Rite of Change

Something struck me this morning as I was listening to a story on Igor Stravinsky on NPR. This year, 2013, marks the 100th anniversary of his ballet Rite of Spring; a piece of music so muscular, so intense, that the first time it was played it caused a riot.

Nowadays this kind of idea is difficult to fathom. Its had to imagine a musician today, be they popular or off in their own little corner, who could cause such a reaction. Can you imagine a riot caused by a Justin Beiber concert? I can’t. The only thing that comes close to my mind is either the Beatles playing the Ed Sullivan show or when Bob Dylan went electric and pissed off all his fans.

You might recall “Rite of Spring” from the Disney movie Fantasia. Its the famous piece with the T.Rex killing the Stegosaurus.  The music, however, is more memorable than that scene. Much more.
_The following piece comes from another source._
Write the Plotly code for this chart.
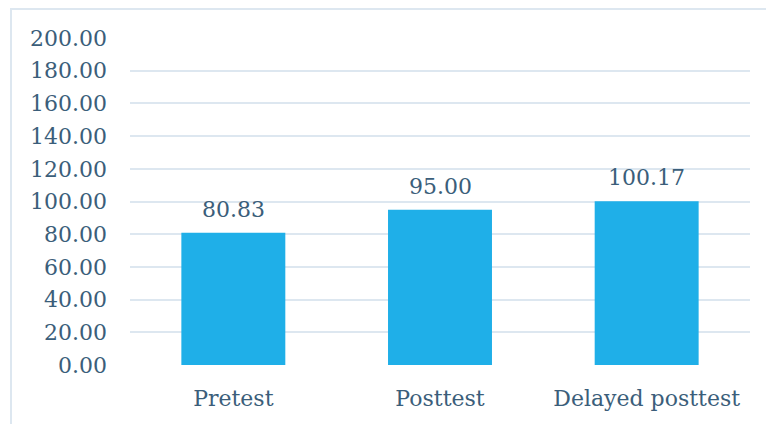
import plotly.graph_objects as go

categories = ["Pretest", "Posttest", "Delayed posttest"]
values = [80.83, 95.00, 100.17]
y_ticks = [0, 20, 40, 60, 80, 100, 120, 140, 160, 180, 200]
y_tick_labels = [f"{v:.2f}" for v in y_ticks]

text_color = "#3b5e7a"
grid_color = "#dde7f0"
bar_color = "#1fafe8"
font_family = "DejaVu Serif"
fsize = 22

fig = go.Figure()
fig.add_trace(go.Bar(
    x=categories,
    y=values,
    marker=dict(color=bar_color, line=dict(width=0)),
    hoverinfo="skip",
))

for c, v in zip(categories, values):
    fig.add_annotation(
        x=c, y=v, text=f"{v:.2f}", showarrow=False,
        yanchor="bottom", yshift=9,
        font=dict(family=font_family, size=fsize, color=text_color),
    )

W, H = 766, 424
ml, mr, mt, mb = 130, 16, 38, 59
pw = W - ml - mr
ph = H - mt - mb

fig.update_layout(
    width=W, height=H,
    margin=dict(l=ml, r=mr, t=mt, b=mb, pad=0),
    paper_bgcolor="white", plot_bgcolor="white",
    bargap=0.497,
    showlegend=False,
    font=dict(family=font_family, size=fsize, color=text_color),
    xaxis=dict(
        showgrid=False, zeroline=False, showline=False,
        ticks="", ticklabelstandoff=18,
        tickfont=dict(family=font_family, size=fsize, color=text_color),
    ),
    yaxis=dict(
        range=[0, 200], tickvals=y_ticks, ticktext=y_tick_labels,
        showgrid=True, gridcolor=grid_color, gridwidth=2,
        zeroline=False, showline=False, ticks="",
        ticklabelstandoff=22,
        tickfont=dict(family=font_family, size=fsize, color=text_color),
    ),
    shapes=[dict(
        type="rect", xref="paper", yref="paper",
        x0=(11 - ml) / pw, x1=(W + 5 - ml) / pw,
        y0=-(H + 5 - mt - ph) / ph, y1=(ph + mt - 9) / ph,
        line=dict(color=grid_color, width=2), fillcolor="rgba(0,0,0,0)",
        layer="below",
    )],
)

fig.write_html("out.html")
If you listen to it with a musician’s ear you’ll find it full of mixed meter, rather bizarre and almost frightful chording, and is just plain intense. A big orchestra playing a very big sound. In person, the darn thing can blow your ears off. No wonder people rioted.
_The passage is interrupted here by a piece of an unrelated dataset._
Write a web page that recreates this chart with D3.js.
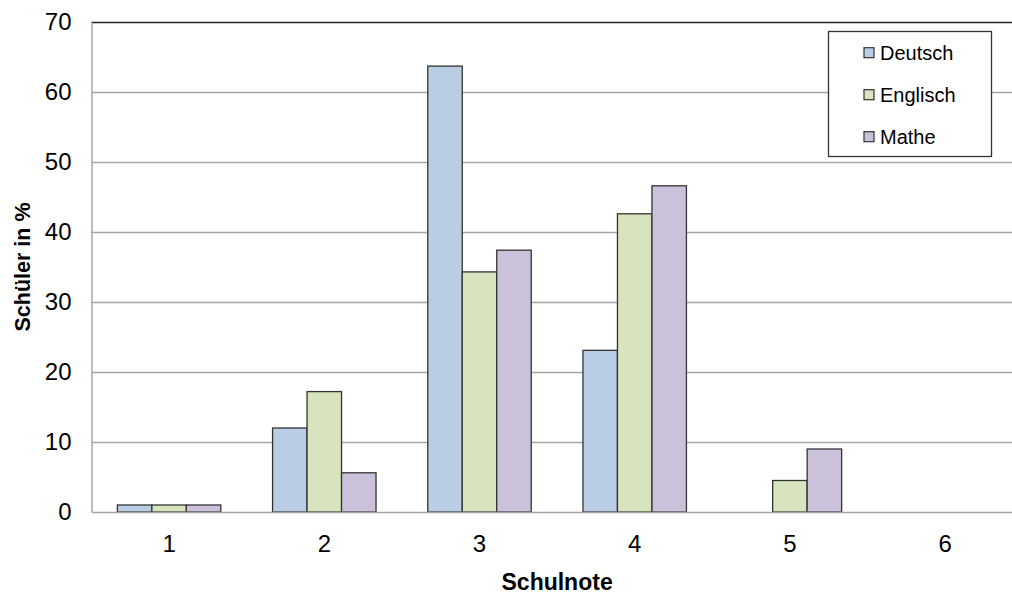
<!DOCTYPE html>
<html>
<head>
<meta charset="utf-8">
<script src="https://cdn.jsdelivr.net/npm/d3@7"></script>
<style>
  html, body { margin: 0; padding: 0; background: #fff; }
  svg { display: block; font-family: "Liberation Sans", Arial, sans-serif; }
</style>
</head>
<body>
<svg id="chart" width="1012" height="595"></svg>
<script>
const categories = ["1", "2", "3", "4", "5", "6"];
const seriesNames = ["Deutsch", "Englisch", "Mathe"];
const deutsch  = [1.0, 12.0, 63.7, 23.1, 0, 0];
const englisch = [1.0, 17.2, 34.3, 42.6, 4.5, 0];
const mathe    = [1.0, 5.6, 37.4, 46.6, 9.0, 0];
const yTicks = [0, 10, 20, 30, 40, 50, 60, 70];
const colors = ["#b9cde5", "#d7e4bd", "#ccc1da"];

const seriesValues = [deutsch, englisch, mathe];
const svg = d3.select("#chart");

const pLeft = 91.5, pRight = 1022.7, pTop = 22, pBottom = 512;

const x0 = d3.scaleBand().domain(categories).range([pLeft, pRight]).padding(0);
const bw = x0.bandwidth();
const groupW = bw * 3 / 4.5;
const x1 = d3.scaleBand().domain(seriesNames)
  .range([(bw - groupW) / 2, (bw + groupW) / 2]).padding(0);
const y = d3.scaleLinear().domain([0, 70]).range([pBottom, pTop]);

// gridlines
const grid = svg.append("g");
grid.selectAll("line").data(yTicks.filter(t => t > 0 && t < 70)).join("line")
  .attr("x1", pLeft).attr("x2", pRight)
  .attr("y1", d => Math.round(y(d)) + 0.5).attr("y2", d => Math.round(y(d)) + 0.5)
  .attr("stroke", "#a6a6a6").attr("stroke-width", 1.5);
// top border
svg.append("line").attr("x1", pLeft).attr("x2", pRight)
  .attr("y1", Math.round(y(70)) + 0.5).attr("y2", Math.round(y(70)) + 0.5)
  .attr("stroke", "#222").attr("stroke-width", 1.5);

// bars
const data = [];
categories.forEach((c, i) => seriesNames.forEach((s, j) => {
  data.push({ cat: c, series: s, value: seriesValues[j][i], color: colors[j] });
}));
svg.append("g").selectAll("rect").data(data.filter(d => d.value > 0)).join("rect")
  .attr("x", d => x0(d.cat) + x1(d.series))
  .attr("y", d => y(d.value))
  .attr("width", x1.bandwidth())
  .attr("height", d => y(0) - y(d.value))
  .attr("fill", d => d.color)
  .attr("stroke", "#333")
  .attr("stroke-width", 1.3);

// y axis
const yAxis = d3.axisLeft(y).tickValues(yTicks).tickSize(0).tickPadding(20);
const yg = svg.append("g").attr("transform", `translate(${pLeft},0)`).call(yAxis);
yg.select(".domain").attr("stroke", "#a6a6a6").attr("stroke-width", 1.5);
yg.selectAll("text").attr("font-size", 24).attr("fill", "#000")
  .attr("font-family", "Liberation Sans, Arial, sans-serif");

// x axis
const xAxis = d3.axisBottom(x0).tickSize(0).tickPadding(23);
const xg = svg.append("g").attr("transform", `translate(0,${pBottom})`).call(xAxis);
xg.select(".domain").attr("stroke", "#a6a6a6").attr("stroke-width", 1.5);
xg.selectAll("text").attr("font-size", 24).attr("fill", "#000")
  .attr("font-family", "Liberation Sans, Arial, sans-serif");

// axis titles
svg.append("text").attr("x", (pLeft + pRight) / 2).attr("y", 590)
  .attr("text-anchor", "middle").attr("font-size", 23).attr("font-weight", "bold")
  .text("Schulnote");
svg.append("text")
  .attr("transform", `translate(30,${(pTop + pBottom) / 2}) rotate(-90)`)
  .attr("text-anchor", "middle").attr("font-size", 21.5).attr("font-weight", "bold")
  .text("Schüler in %");

// legend
const lg = svg.append("g");
lg.append("rect").attr("x", 828.5).attr("y", 31.5).attr("width", 163).attr("height", 125)
  .attr("fill", "#fff").attr("stroke", "#333").attr("stroke-width", 1.3);
const ly = d3.scalePoint().domain(seriesNames).range([52.7, 136.7]);
seriesNames.forEach((s, j) => {
  lg.append("rect").attr("x", 864).attr("y", ly(s) - 5).attr("width", 10).attr("height", 10)
    .attr("fill", colors[j]).attr("stroke", "#333").attr("stroke-width", 1.2);
  lg.append("text").attr("x", 880).attr("y", ly(s) + 7)
    .attr("font-size", 20).attr("fill", "#000").text(s);
});
</script>
</body>
</html>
Now the thing that struck me this morning was not the intensity of the music — I’ve known that for a while, ever since I won tickets to a Hollywood Bowl concert of the Rite, and went with my buddy Clark Souter. Listening to the piece in that context, shorn of the animation, and shorn of any other mean sing, allowed me to really listen to it. All I could think was “Fuck me! This is big!” What really struck me was the time in which it came out. 1913 sounds like a long time ago, but in terms of orchestral music, it is really near the end of a very long era. 1913 is well over 100 years after Beethoven’s famous da-da-da-dumm of the Symphony #5 was written in 1804, and just short of 90 years after his 9th Symphony was written in 1824. Its 190 years after Bach’s “Well Tempered Clavier” hit the scene, 54 years after Liszt suggested his New German School, and about 100 years after Schubert. In short, it came out well into the end of what we generally consider “Classical Music” and even the end of the Romantic Era of classical music. And yet, this very, very, late, late-comer to the classical music scene, this 30 year-old punk kid wrote a piece of music so intense, so awesome, that it freaked people out.  It caused riots in the streets of Paris. It started a whole new movement in classical music called Modernism. It changed things.
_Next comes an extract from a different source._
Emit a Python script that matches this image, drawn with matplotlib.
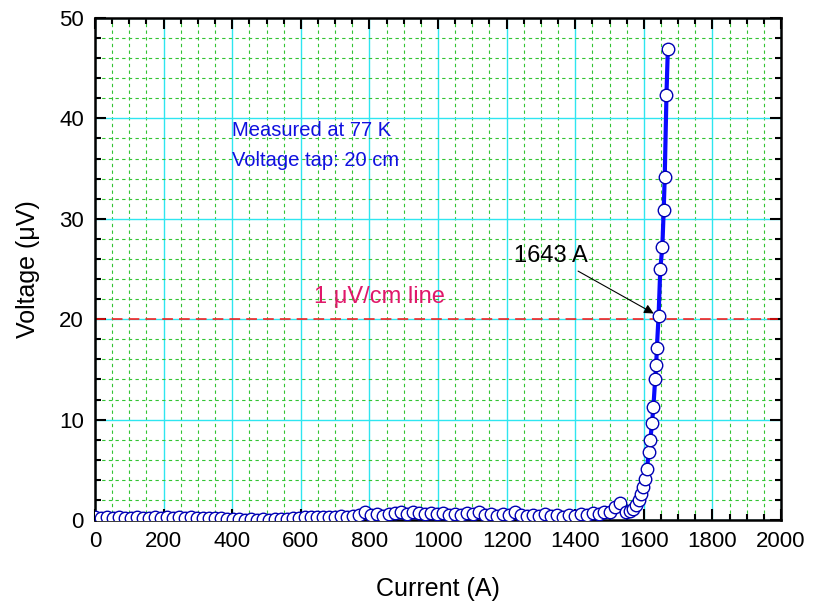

As a writer, working along the long thin edges of the form of art we call the Novel, I am heartened by this. Stravinsky teaches us there is still room for radical change within a medium that appears to be lethargic. Not that I’m interesting in tinkering with the modern forms of the novel, I find the post-modern stuff to be a lot of crap if done for the sole purpose of shock. I don’t think Stravinsky intended to shock as much as I think he intended to stretch his limits, to push his own internal boundaries. Something he was want to do his whole long life. Hell, the man was writing interesting pieces well into the 1960s.

What the “Rite” teaches me is that somewhere out there is a novel yet to be written that is so intense it will cause a riot. Just the idea that this novel might be out there, somewhere, is enough for me. It doesn’t have to be mine, it just has to have  the possibility of existence. Like holding a lottery ticket that will not be drawn for a few days, it gives one room to dream. Dream great big muscular dreams. And I like that feeling.

Now its time to lift some word weights, and get my scrawny writing muscles into shape.